From the listing below, pick out each line with the word "that".

BEGIN SUPPLIED MATERIAL

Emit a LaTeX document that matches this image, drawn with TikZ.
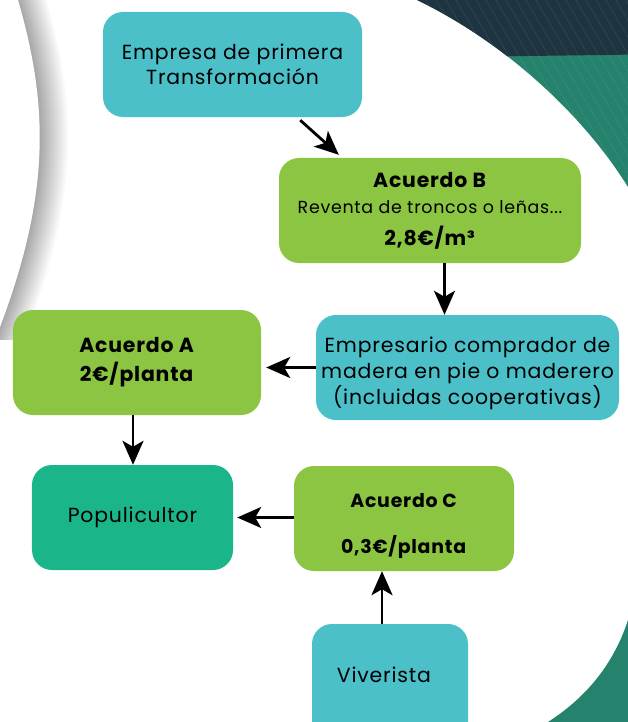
\documentclass[tikz,border=0pt]{standalone}
\usepackage{fontspec}
\setmainfont[LetterSpace=4]{Poppins}
\usetikzlibrary{arrows.meta}
\definecolor{cyanbox}{HTML}{4BC0C9}
\definecolor{greenbox}{HTML}{8BC542}
\definecolor{tealbox}{HTML}{1BB58A}
\definecolor{navybg}{HTML}{1F3441}
\definecolor{tealbg}{HTML}{25826C}
\begin{document}
\begin{tikzpicture}[x=1bp,y=-1bp,
  txt/.style={inner sep=0pt, align=center, font=\fontsize{20.5}{25}\selectfont},
  box/.style={txt, rounded corners=20bp},
  cbox/.style={box, fill=cyanbox},
  gbox/.style={box, fill=greenbox},
  tbox/.style={box, fill=tealbox},
  arr/.style={line width=2.8bp, -{Stealth[length=24bp,width=21bp,inset=6bp]}},
  stripe/.style={white, opacity=0.07, line width=0.8bp}]
\useasboundingbox (0,0) rectangle (628,722);
\begin{scope}
  \clip (0,0) rectangle (628,722);
  \fill[white] (-5,-5) rectangle (640,730);
  % page-curl shadow on the left
  \foreach \k in {0,...,29} {
    \fill[black, opacity=0.012, xshift=\k bp]
      (18,0) .. controls (50,110) and (50,200) .. (-5,340) -- (-60,340) -- (-60,-10) -- (18,-10) -- cycle;
  }
  \fill[white] (18,0) .. controls (50,110) and (50,200) .. (-5,340) -- (-60,340) -- (-60,-10) -- (18,-10) -- cycle;
  % top right decoration
  \begin{scope}
    \clip (417,0) .. controls (500,40) and (580,110) .. (628,187) -- (640,187) -- (640,-10) -- (417,-10) -- cycle;
    \fill[tealbg] (380,-10) rectangle (640,200);
    \fill[navybg] (380,-10) -- (640,-10) -- (640,54.5) -- (380,58) -- cycle;
    \foreach \i in {0,...,40} {
      \draw[stripe] (250+\i*10,-10) -- ++(130,220);
    }
  \end{scope}
  % bottom right decoration
  \fill[tealbg] (628,620) .. controls (615,660) and (590,695) .. (548,722) -- (640,730) -- (640,620) -- cycle;
\end{scope}

\node[cbox, minimum width=259bp, minimum height=105bp] (emp) at (232.5,64.5)
  {Empresa de primera\\Transformación};
\node[gbox, minimum width=302bp, minimum height=105bp] (accB) at (430,210.5)
  {\textbf{Acuerdo B}\\[1bp]{\fontsize{17.5}{20}\selectfont Reventa de troncos o leñas...}\\[7bp]\textbf{2,8€/m³}};
\node[cbox, minimum width=303bp, minimum height=105bp] (empr) at (467.5,367.5) {};
\node[txt, font=\fontsize{20.5}{26}\selectfont] (emprt) at (467.5,373)
  {Empresario comprador de\\madera en pie o maderero\\(incluidas cooperativas)};
\node[gbox, minimum width=248bp, minimum height=105bp] (accA) at (137,362.5)
  {\textbf{Acuerdo A}\\[4bp]\textbf{2€/planta}};
\node[tbox, minimum width=201bp, minimum height=105bp] (pop) at (132.5,517.5)
  {Populicultor};
\node[gbox, minimum width=220bp, minimum height=105bp] (accC) at (404,518.5) {};
\node[txt, font=\fontsize{19}{25}\selectfont] (accCt) at (404,526)
  {\textbf{Acuerdo C}\\[21bp]\textbf{0,3€/planta}};
\node[cbox, minimum width=156bp, minimum height=120bp] (viv) at (390,684) {};
\node[txt] (vivt) at (384,675) {Viverista};

\draw[arr] ([xshift=-62bp,yshift=-3bp]emp.south east) -- ([xshift=60bp,yshift=3bp]accB.north west);
\draw[arr] ([xshift=14.5bp]accB.south) -- ([xshift=14.5bp]accB.south |- empr.north);
\draw[arr] (empr.west) -- ([xshift=5bp]accA.east |- empr.west);
\draw[arr] ([xshift=-4bp]accA.south) -- ([xshift=-4bp]accA.south |- pop.north);
\draw[arr] (accC.west |- pop.east) -- ([xshift=4bp]pop.east);
\draw[arr] ([xshift=-8bp]viv.north) -- ([xshift=-8bp]viv.north |- accC.south);
\end{tikzpicture}
\end{document}
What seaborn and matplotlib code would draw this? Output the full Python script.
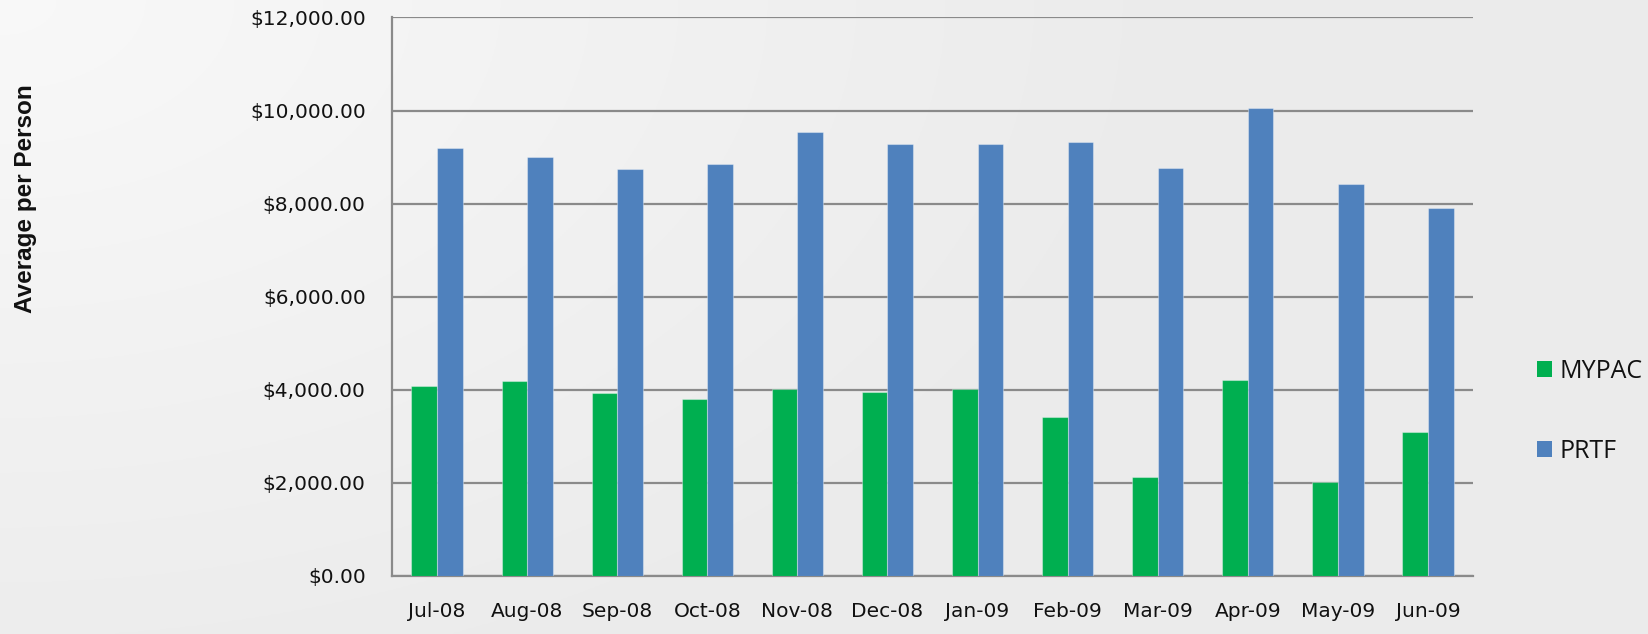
import numpy as np
import pandas as pd
import matplotlib
matplotlib.use("Agg")
import matplotlib.pyplot as plt
from matplotlib.patches import Patch
from matplotlib.font_manager import FontProperties
from matplotlib.ticker import FuncFormatter, MultipleLocator
import seaborn as sns

months = ["Jul-08", "Aug-08", "Sep-08", "Oct-08", "Nov-08", "Dec-08",
          "Jan-09", "Feb-09", "Mar-09", "Apr-09", "May-09", "Jun-09"]
mypac = [4080, 4190, 3930, 3800, 4010, 3950, 4010, 3420, 2130, 4210, 2010, 3090]
prtf = [9200, 9010, 8740, 8860, 9550, 9280, 9280, 9330, 8770, 10050, 8430, 7900]
series = ["MYPAC", "PRTF"]
colors = {"MYPAC": "#00AF50", "PRTF": "#4F81BD"}

df = pd.DataFrame({
    "Month": months * 2,
    "Value": mypac + prtf,
    "Series": ["MYPAC"] * len(months) + ["PRTF"] * len(months),
})

sns.set_theme(style="white")
plt.rcParams["font.family"] = ["DejaVu Sans"]

fig = plt.figure(figsize=(16.48, 6.34), dpi=100)

# soft grey backdrop, lighter toward the upper left
bg = fig.add_axes([0, 0, 1, 1], zorder=-10)
h, w = 317, 824
yy, xx = np.mgrid[0:h, 0:w]
d = np.sqrt((xx / w * 1.6) ** 2 + (yy / h * 1.0) ** 2)
shade = 0.975 - 0.05 * np.clip(d / 1.1, 0, 1)
img = np.dstack([shade, shade, shade])
bg.imshow(img, aspect="auto", extent=[0, 1, 0, 1], origin="upper")
bg.set_axis_off()

ax = fig.add_axes([0.2379, 0.0915, 0.6559, 0.8809])
ax.set_facecolor("none")

sns.barplot(data=df, x="Month", y="Value", hue="Series", order=months,
            hue_order=series, palette=colors, width=0.57, ax=ax,
            edgecolor=(1, 1, 1, 0.35), linewidth=0.8, saturation=1,
            legend=False, zorder=3)

ax.set_ylim(0, 12000)
ax.set_xlim(-0.5, len(months) - 0.5)
ax.yaxis.set_major_locator(MultipleLocator(2000))
ax.yaxis.set_major_formatter(FuncFormatter(lambda v, p: f"${v:,.2f}"))
ax.grid(axis="y", color="#8a8a8a", linewidth=1.6, zorder=0)
ax.set_axisbelow(True)

for side in ["top", "right"]:
    ax.spines[side].set_visible(False)
for side in ["left", "bottom"]:
    ax.spines[side].set_color("#8a8a8a")
    ax.spines[side].set_linewidth(1.6)

ax.tick_params(axis="y", length=0, pad=19, labelsize=14.5, labelcolor="#111111")
ax.tick_params(axis="x", length=0, pad=19, labelsize=14.5, labelcolor="#111111")
ax.set_xlabel("")
ax.set_ylabel("")

fig.text(26 / 1648, 1 - 199 / 634, "Average per Person", rotation=90,
         ha="center", va="center", fontsize=17.5, fontweight="bold",
         family=["Liberation Sans", "DejaVu Sans"], color="#111111")

handles = [Patch(facecolor=colors[s], edgecolor="none", label=s) for s in series]
legend_font = FontProperties(family=["Open Sans", "DejaVu Sans"], size=18)
leg = fig.legend(handles=handles, loc="center left",
                 bbox_to_anchor=(1537 / 1648, 1 - 411 / 634),
                 frameon=False, prop=legend_font, labelspacing=2.2,
                 handlelength=0.6, handleheight=0.6, handletextpad=0.3,
                 borderaxespad=0, borderpad=0)
for t in leg.get_texts():
    t.set_color("#111111")

fig.savefig("out.png", dpi=100)
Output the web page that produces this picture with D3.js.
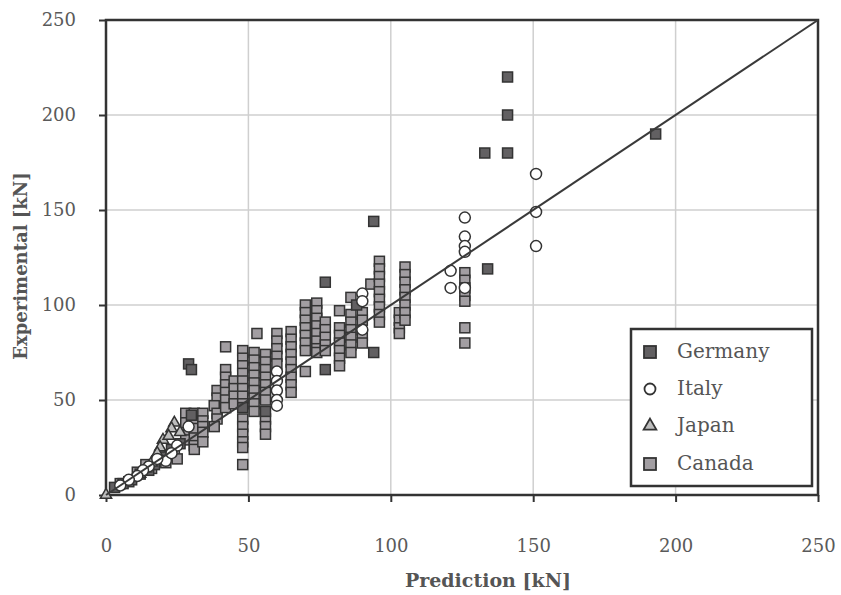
<!DOCTYPE html>
<html>
<head>
<meta charset="utf-8">
<script src="https://cdn.jsdelivr.net/npm/d3@7"></script>
<style>
  body { margin: 0; background: #fff; }
  text { font-family: "DejaVu Serif", "Liberation Serif", serif; }
</style>
</head>
<body>
<div id="chart"></div>
<script>
// data: [prediction kN, experimental kN]
const germany = [
  [141, 220], [141, 200], [141, 180], [133, 180], [193, 190], [134, 119],
  [94, 144], [77, 112], [94, 75], [77, 66], [29, 69], [30, 66],
  [3, 4], [6, 6], [9, 8], [12, 11], [15, 13], [17, 16], [20, 20],
  [23, 24], [26, 27], [30, 42], [88, 100], [48, 46], [56, 44]
];
const italy = [
  [151, 169], [151, 149], [151, 131], [126, 146], [126, 136], [126, 131],
  [126, 128], [121, 118], [121, 109], [126, 109], [90, 106], [90, 102],
  [90, 87], [60, 65], [60, 60], [60, 55], [60, 50], [60, 47], [29, 36],
  [25, 26], [21, 18], [15, 15], [13, 13], [11, 10], [8, 8], [5, 5],
  [18, 19], [23, 22]
];
const japan = [
  [0, 0], [24, 38], [23, 35], [20, 29], [19, 25], [16, 17], [14, 14],
  [22, 31], [26, 33], [12, 11], [18, 22]
];
const canada = [
  [5, 6], [8, 7], [11, 12], [14, 16], [16, 14], [19, 21], [21, 17], [24, 22], [25, 19],
  [28, 43], [28, 38], [29, 33], [28, 29],
  [31, 43], [31, 39], [31, 35], [31, 30], [31, 26], [31, 24],
  [34, 43], [34, 39], [34, 36], [34, 33], [34, 28],
  [39, 55], [39, 51], [38, 47], [39, 43], [39, 40], [38, 36],
  [42, 78], [42, 66], [42, 62], [42, 58], [42, 54], [42, 50], [42, 46],
  [45, 60], [45, 56], [45, 52], [45, 48],
  [48, 76], [48, 72], [48, 68], [48, 64], [48, 60], [48, 56], [48, 52], [48, 48],
  [48, 40], [48, 36], [48, 32], [48, 28], [48, 25], [48, 16],
  [52, 75], [52, 71], [52, 67], [52, 63], [52, 59], [52, 55], [52, 51], [52, 48], [52, 44],
  [53, 85],
  [56, 74], [56, 70], [56, 66], [56, 62], [56, 58], [56, 54], [56, 50], [56, 40], [56, 36], [56, 32],
  [60, 85], [60, 81], [60, 77], [60, 73], [60, 69],
  [65, 86], [65, 82], [65, 78], [65, 74], [65, 70], [65, 66], [65, 62], [65, 58], [65, 54],
  [70, 100], [70, 96], [70, 92], [70, 88], [70, 84], [70, 80], [70, 76], [70, 65],
  [74, 101], [74, 97], [74, 93], [74, 89], [74, 85], [74, 81], [74, 77], [74, 75],
  [77, 91], [77, 87], [77, 83], [77, 79], [77, 76],
  [82, 97], [82, 88], [82, 84], [82, 80], [82, 76], [82, 72], [82, 68],
  [86, 104], [86, 95], [86, 91], [86, 87], [86, 83], [86, 79], [86, 75],
  [90, 96], [90, 92], [90, 84], [90, 80], [93, 111],
  [96, 123], [96, 119], [96, 115], [96, 111], [96, 107], [96, 103], [96, 99], [96, 95], [96, 91],
  [103, 96], [103, 92], [103, 88], [103, 85],
  [105, 120], [105, 116], [105, 112], [105, 108], [105, 104], [105, 100], [105, 96], [105, 92],
  [126, 117], [126, 113], [126, 109], [126, 105], [126, 102], [126, 88], [126, 80]
];
const ticks = [0, 50, 100, 150, 200, 250];
const legendNames = ["Germany", "Italy", "Japan", "Canada"];

const w = 841, h = 595;
const pLeft = 106, pRight = 818, pTop = 20, pBottom = 495;

const x = d3.scaleLinear().domain([0, 250]).range([pLeft, pRight]);
const y = d3.scaleLinear().domain([0, 250]).range([pBottom, pTop]);

const svg = d3.select("#chart").append("svg")
  .attr("width", w)
  .attr("height", h);

// grid
svg.append("g").selectAll("line")
  .data(ticks.slice(1, -1))
  .enter().append("line")
  .attr("x1", d => x(d)).attr("x2", d => x(d))
  .attr("y1", pTop).attr("y2", pBottom)
  .attr("stroke", "#cfcfcf").attr("stroke-width", 1.5);
svg.append("g").selectAll("line")
  .data(ticks.slice(1, -1))
  .enter().append("line")
  .attr("x1", pLeft).attr("x2", pRight)
  .attr("y1", d => y(d)).attr("y2", d => y(d))
  .attr("stroke", "#cfcfcf").attr("stroke-width", 1.5);

// axes
const xAxis = d3.axisBottom(x).tickValues(ticks).tickSize(7).tickPadding(37);
const yAxis = d3.axisLeft(y).tickValues(ticks).tickSize(7).tickPadding(23);

const gx = svg.append("g").attr("transform", `translate(0, ${pBottom})`).call(xAxis);
const gy = svg.append("g").attr("transform", `translate(${pLeft}, 0)`).call(yAxis);
[gx, gy].forEach(g => {
  g.select(".domain").remove();
  g.selectAll(".tick line").attr("stroke", "#333").attr("stroke-width", 2);
  g.selectAll(".tick text")
    .style("font-family", "'DejaVu Serif', serif")
    .style("font-size", "18px")
    .attr("fill", "#5a5a5a");
});

// frame
svg.append("rect")
  .attr("x", pLeft).attr("y", pTop)
  .attr("width", pRight - pLeft).attr("height", pBottom - pTop)
  .attr("fill", "none").attr("stroke", "#333").attr("stroke-width", 2.5);

const sq = 10;
const drawSquares = (data, fill) => {
  svg.append("g").selectAll("rect")
    .data(data)
    .enter().append("rect")
    .attr("x", d => x(d[0]) - sq / 2)
    .attr("y", d => y(d[1]) - sq / 2)
    .attr("width", sq).attr("height", sq)
    .attr("fill", fill)
    .attr("stroke", "#333")
    .attr("stroke-width", 1.5);
};

drawSquares(canada, "#a29ea2");
drawSquares(germany, "#626062");

svg.append("g").selectAll("path")
  .data(japan)
  .enter().append("path")
  .attr("d", d3.symbol().type(d3.symbolTriangle).size(55))
  .attr("transform", d => `translate(${x(d[0])}, ${y(d[1])})`)
  .attr("fill", "#bdbdbd")
  .attr("stroke", "#333")
  .attr("stroke-width", 1.5);

svg.append("g").selectAll("circle")
  .data(italy)
  .enter().append("circle")
  .attr("cx", d => x(d[0]))
  .attr("cy", d => y(d[1]))
  .attr("r", 5.5)
  .attr("fill", "#fff")
  .attr("stroke", "#333")
  .attr("stroke-width", 1.5);

// 1:1 line
svg.append("line")
  .attr("x1", x(0)).attr("y1", y(0))
  .attr("x2", x(250)).attr("y2", y(250))
  .attr("stroke", "#3a3a3a").attr("stroke-width", 2);

// titles
svg.append("text")
  .attr("x", 488).attr("y", 587)
  .attr("text-anchor", "middle")
  .style("font-size", "19px").style("font-weight", "bold")
  .attr("fill", "#555")
  .text("Prediction [kN]");
svg.append("text")
  .attr("transform", "translate(27, 266) rotate(-90)")
  .attr("text-anchor", "middle")
  .style("font-size", "18px").style("font-weight", "bold")
  .attr("fill", "#555")
  .text("Experimental [kN]");

// legend
const lg = svg.append("g");
lg.append("rect")
  .attr("x", 631).attr("y", 329)
  .attr("width", 181).attr("height", 157)
  .attr("fill", "#fff").attr("stroke", "#333").attr("stroke-width", 2.5);
const ly = [352, 389, 426, 464];
legendNames.forEach((name, i) => {
  const cy = ly[i];
  if (name === "Germany" || name === "Canada") {
    lg.append("rect")
      .attr("x", 650 - 6).attr("y", cy - 6).attr("width", 12).attr("height", 12)
      .attr("fill", name === "Germany" ? "#626062" : "#a29ea2")
      .attr("stroke", "#333").attr("stroke-width", 1.8);
  } else if (name === "Italy") {
    lg.append("circle").attr("cx", 650).attr("cy", cy).attr("r", 5.5)
      .attr("fill", "#fff").attr("stroke", "#333").attr("stroke-width", 1.8);
  } else {
    lg.append("path")
      .attr("d", d3.symbol().type(d3.symbolTriangle).size(70))
      .attr("transform", `translate(650, ${cy})`)
      .attr("fill", "#bdbdbd").attr("stroke", "#333").attr("stroke-width", 1.8);
  }
  lg.append("text")
    .attr("x", 677).attr("y", cy + 6)
    .style("font-size", "20px")
    .attr("fill", "#555")
    .text(name);
});
</script>
</body>
</html>
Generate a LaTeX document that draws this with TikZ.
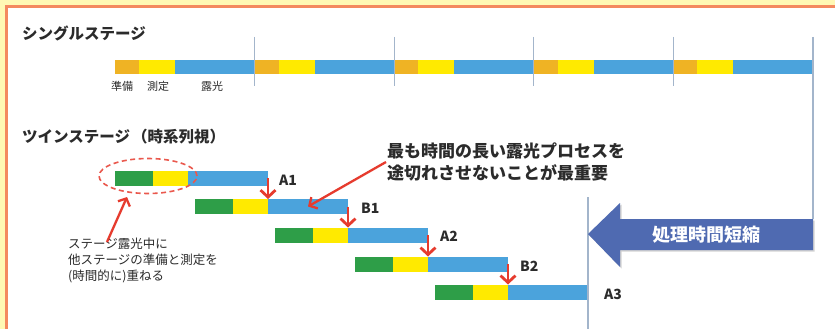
\documentclass[tikz,border=0pt]{standalone}
\usepackage{fontspec}
\setmainfont{Noto Sans CJK JP}
\usetikzlibrary{arrows.meta,shapes.geometric,shadows}
\definecolor{bgyellow}{HTML}{FFF8B4}
\definecolor{frameorange}{HTML}{F4895F}
\definecolor{cOrange}{HTML}{EFB324}
\definecolor{cYellow}{HTML}{FFEA00}
\definecolor{cBlue}{HTML}{4BA3DC}
\definecolor{cGreen}{HTML}{2E9E48}
\definecolor{gridcol}{HTML}{A3B5CB}
\definecolor{cRed}{HTML}{E63B2E}
\definecolor{bigblue}{HTML}{4F6AB1}
\definecolor{txt}{HTML}{2B2B2B}
\begin{document}
\begin{tikzpicture}[x=1pt,y=-1pt,
  seg/.style={draw=none, inner sep=0pt, outer sep=0pt, anchor=west},
  sseg/.style={seg, minimum height=14pt},
  tseg/.style={seg, minimum height=15pt},
  gridl/.style={draw=gridcol, line width=1.2pt},
  redarr/.style={draw=cRed, line width=2.8pt, -{Straight Barb[length=7pt,width=15pt]}},
  redthin/.style={draw=cRed, line width=2.3pt, -{Straight Barb[length=6pt,width=13pt]}},
  small/.style={font=\fontsize{11}{13}\selectfont, text=txt, inner sep=0pt},
  title/.style={font=\bfseries\fontsize{15.5}{18}\selectfont, text=txt, anchor=west, inner sep=0pt},
  rowlbl/.style={font=\bfseries\fontsize{14}{16}\selectfont, text=txt, anchor=west, inner sep=0pt}]
\useasboundingbox (0,0) rectangle (835,329);
% background and frame
\fill[bgyellow] (0,0) rectangle (835,329);
\fill[white] (6,7) rectangle (835,329);
\draw[frameorange, line width=3pt] (6,329) -- (6,7) -- (835,7);

% single stage
\node[title] (t1) at (22,33) {シングルステージ};
\foreach \i in {1,...,5}{
  \node[sseg, fill=cOrange, minimum width=24pt] (so\i) at ({115+(\i-1)*139.6},67) {};
  \node[sseg, fill=cYellow, minimum width=36pt] (sy\i) at (so\i.east) {};
  \node[sseg, fill=cBlue, minimum width=79.6pt] (sb\i) at (sy\i.east) {};
}
\foreach \i in {1,...,4}{
  \draw[gridl] ([yshift=30pt]sb\i.east) -- ([yshift=-19pt]sb\i.east);
}
\draw[gridl] ([yshift=30pt]sb5.east) -- ([yshift=-152pt]sb5.east);
\node[small] (l1) at (122,86) {準備};
\node[small] (l2) at (158,86) {測定};
\node[small] (l3) at (212,86) {露光};

% twin stage
\node[title] (t2) at (22,137) {ツインステージ\hspace{2pt}（時系列視）};
\foreach \n/\x/\y in {a1/115/178, b1/195/206.5, a2/275/235, b2/355/264, a3/435/292}{
  \node[tseg, fill=cGreen, minimum width=38pt] (\n g) at (\x,\y) {};
  \node[tseg, fill=cYellow, minimum width=35pt] (\n y) at (\n g.east) {};
  \node[tseg, fill=cBlue, minimum width=80pt] (\n b) at (\n y.east) {};
}
\node[rowlbl] (la1) at (279,180) {A1};
\node[rowlbl] (lb1) at (361,208) {B1};
\node[rowlbl] (la2) at (440,236) {A2};
\node[rowlbl] (lb2) at (520,266) {B2};
\node[rowlbl] (la3) at (604,294) {A3};

\draw[gridl] ([yshift=95pt]a3b.east) -- ([yshift=-37pt]a3b.east);

% red down arrows
\draw[redarr] (a1b.east) -- (b1b.north west);
\draw[redarr] (b1b.east) -- (a2b.north west);
\draw[redarr] (a2b.east) -- (b2b.north west);
\draw[redarr] (b2b.east) -- (a3b.north west);

% dashed ellipse
\node[draw=cRed!85, dashed, dash pattern=on 5pt off 3.5pt, line width=1.6pt, ellipse,
      minimum width=98pt, minimum height=35pt] (ell) at (148,176) {};

% note text
\node[anchor=north west, align=left, font=\fontsize{12.5}{16}\selectfont, text=txt, inner sep=0pt]
  (note) at (68,238) {ステージ露光中に\\他ステージの準備と測定を\\(時間的に)重ねる};
\coordinate (nt) at (107,242);
\coordinate (ep) at (127,197);
\draw[redthin] (nt) -- (ep);

% annotation
\node[anchor=north west, align=left, font=\bfseries\fontsize{17}{22}\selectfont, text=txt, inner sep=0pt]
  (ann) at (387,143) {最も時間の長い露光プロセスを\\途切れさせないことが最重要};
\coordinate (at) at (386,162);
\draw[redthin] (at) -- (b1b.center);

% big arrow
\fill[bigblue, drop shadow={shadow xshift=1.5pt, shadow yshift=-1.5pt, opacity=0.35}]
  (588,234) -- (620,203) -- (620,219) -- (813,219) -- (813,250) -- (620,250) -- (620,267) -- cycle;
\node[font=\bfseries\fontsize{18}{20}\selectfont, text=white, inner sep=0pt] (bt) at (706,235) {処理時間短縮};
\end{tikzpicture}
\end{document}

END SUPPLIED MATERIAL

[EXERCISE RESPONSE]:
Emit a LaTeX document that matches this image, drawn with TikZ.
Output the web page that produces this picture with D3.js.
Generate a LaTeX document that draws this with TikZ.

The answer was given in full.